Configuration conflicts — Users needed a clearer way to understand what options were added or removed as they made changes.
Younger target audience — Research revealed the demographic skewed younger than Fiat expected, shaping tone and usability decisions.
Stronger visual storytelling — Customers relied heavily on product photography to understand features and feel connected to the brand.
02
Discovery & user insights
What we Learned
Current driver locations — Heat-mapping revealed most Fiat drivers were centered in Midwest and coastal regions.
User demographics — Majority fell within the 25–45 age range with broad variance in income and education.
Social & online behavior — Hashtag and content analysis showed users were image-driven and brand-expressive.

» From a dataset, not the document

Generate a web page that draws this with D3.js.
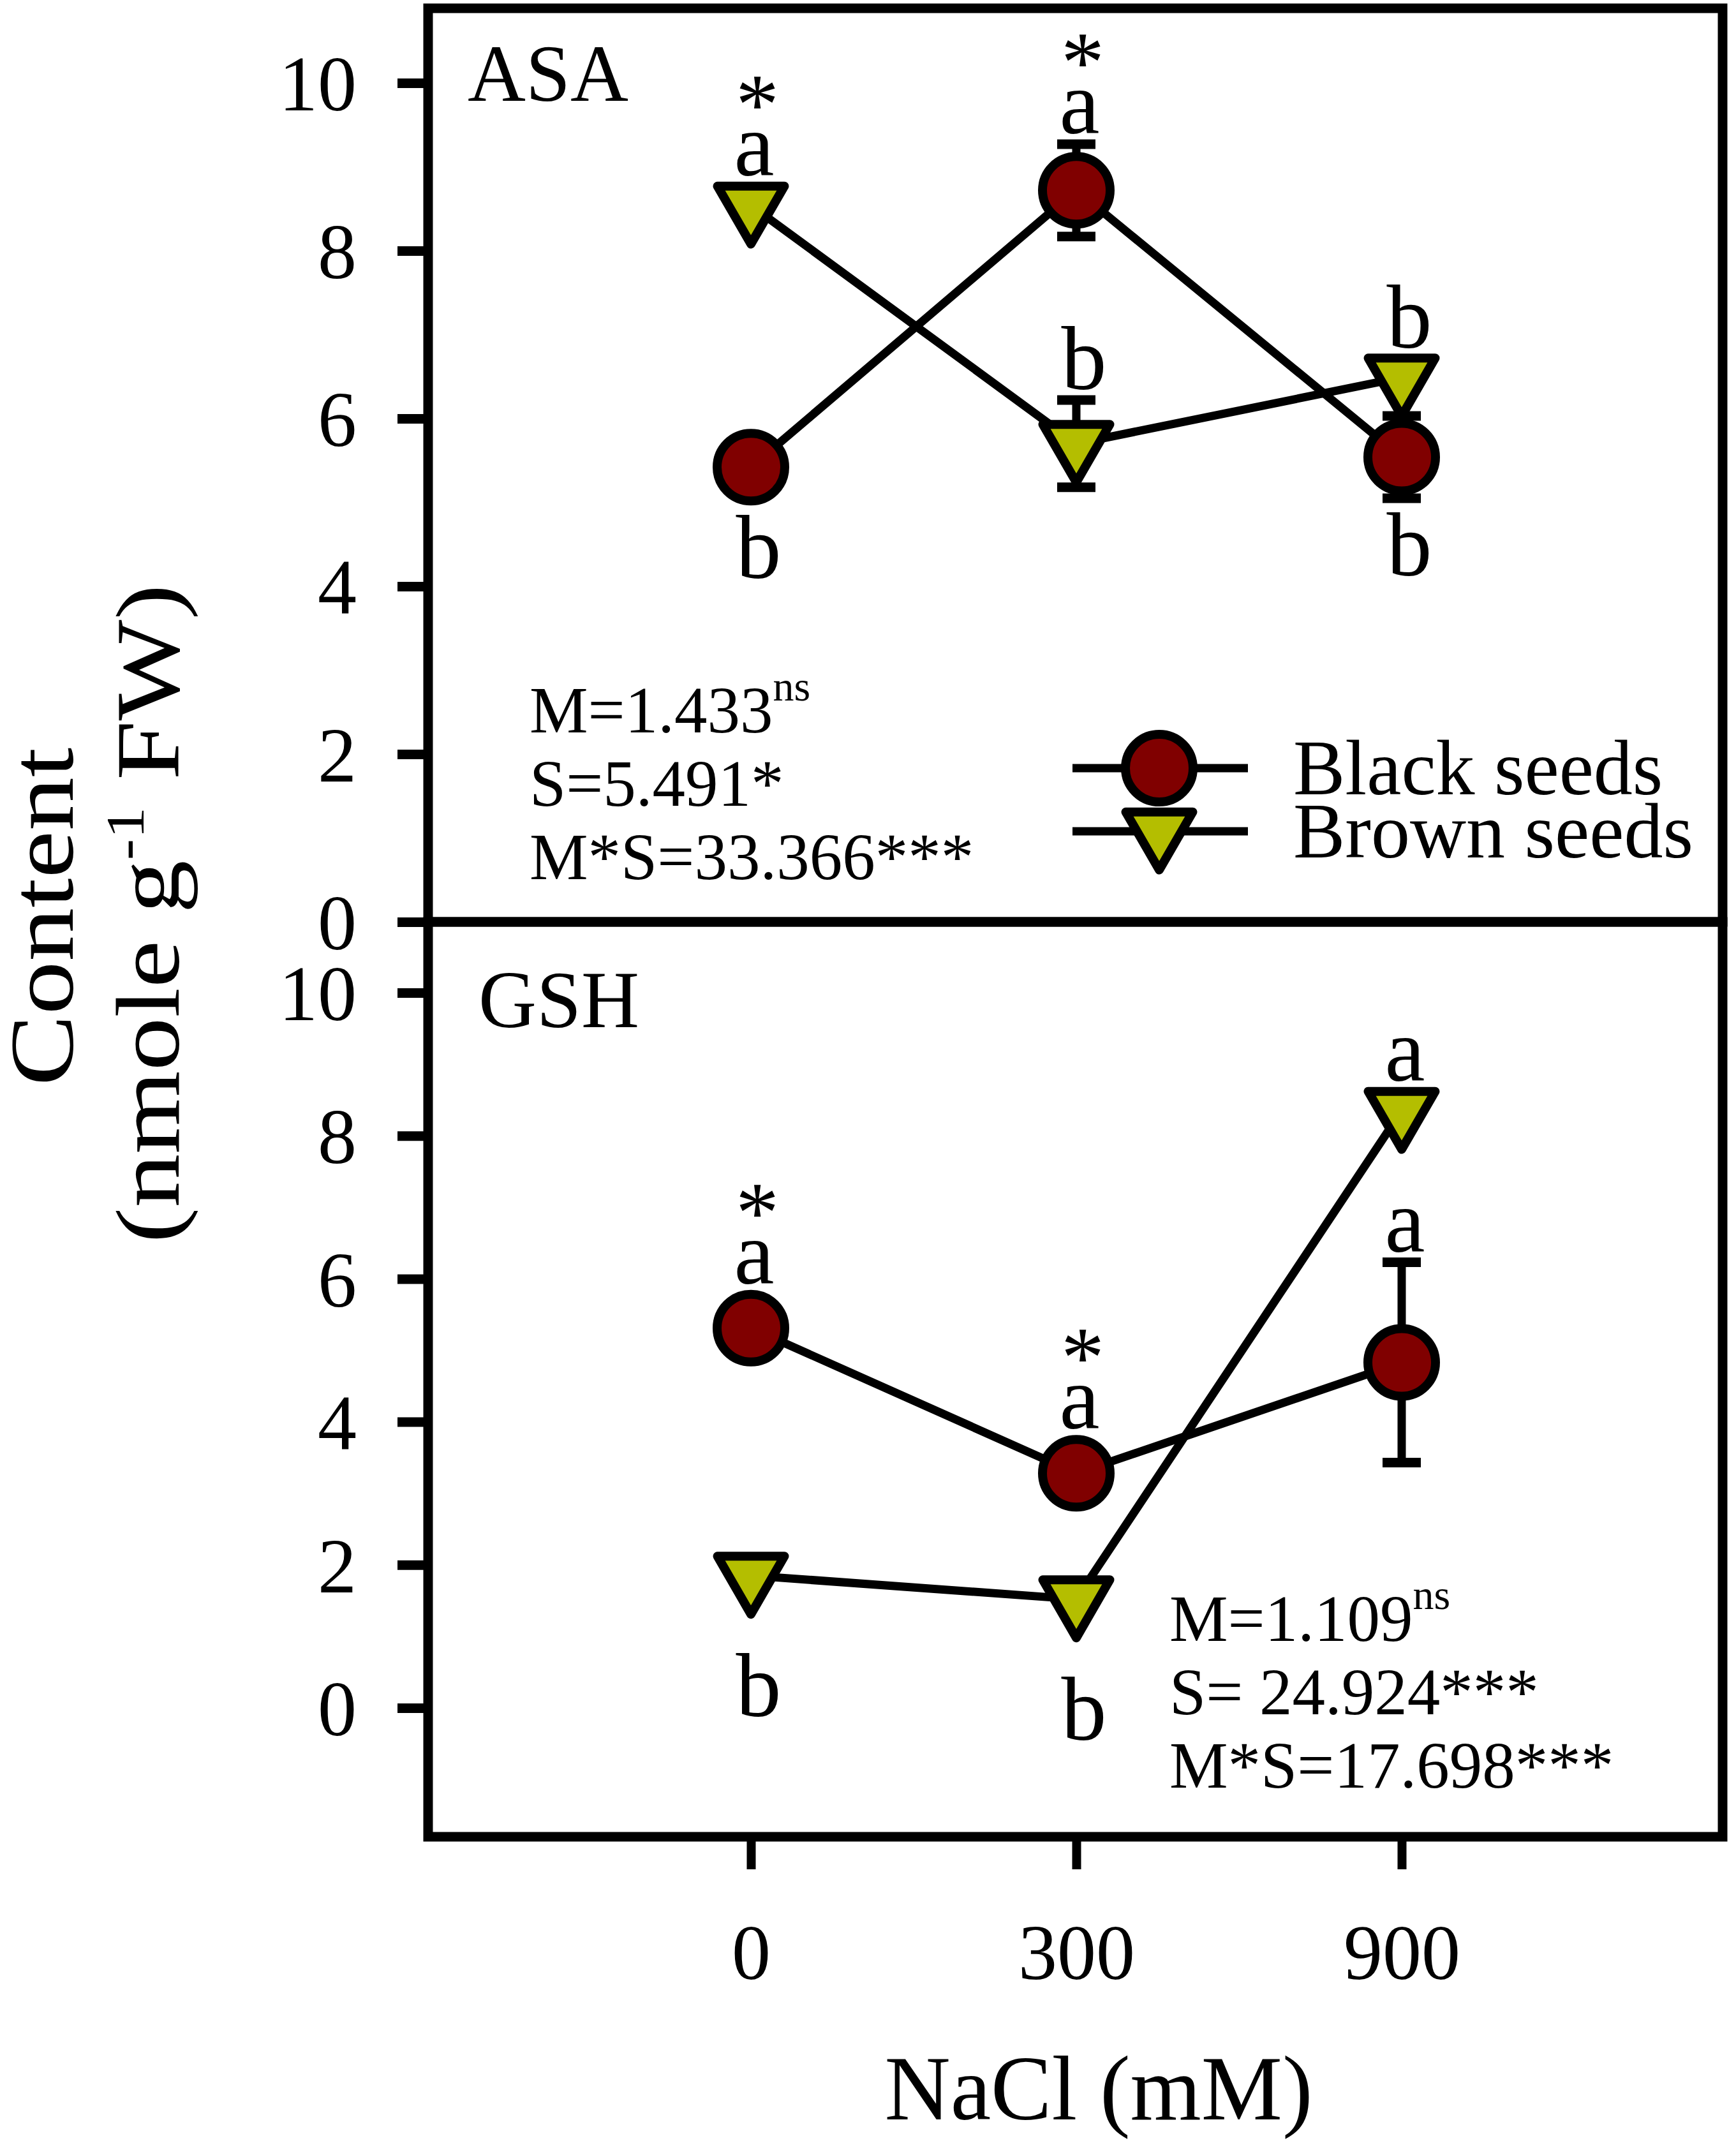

Browser & device data — Chrome dominated; Apple and Windows were nearly evenly split—requiring cross-platform refinement.
User pain points — Themes included difficulty understanding what changed during customization, desire for better summaries, and need for clearer financial indicators.
03
Translating research into structure
Design Principles
Freedom to explore — Users needed a flexible browsing path rather than a forced sequence.
Clear option feedback — Every selection needed immediate visual and textual clarity.
Quadrant-based layout — A balanced composition (image left, options right, progress bottom) made navigation intuitive.
Maintain brand personality — Young, playful, expressive visuals paired with clarity in function.
A case study highlights the team’s process—how research shapes decisions, how challenges are solved, and how requirements evolve in real time. It also clarifies the key takeaways that guided the final experience.
You can explore the full case study below or download the PDF.
04
Building and refining the experience
What we Delivered
Mid-fidelity wireframes — Dozens of flows covering model selection, trim comparison, conflicts, and accessory paths.
Usability-driven adjustments — Iteration focused on clarity during configuration conflicts, option visibility, and navigation speed.
High-fidelity mockups — A polished, photo-forward experience that emphasized product personality and simplified decision-making.
Flexible system foundations — While not a full design system, core reusable patterns were defined for layout, feedback states, and interactive elements.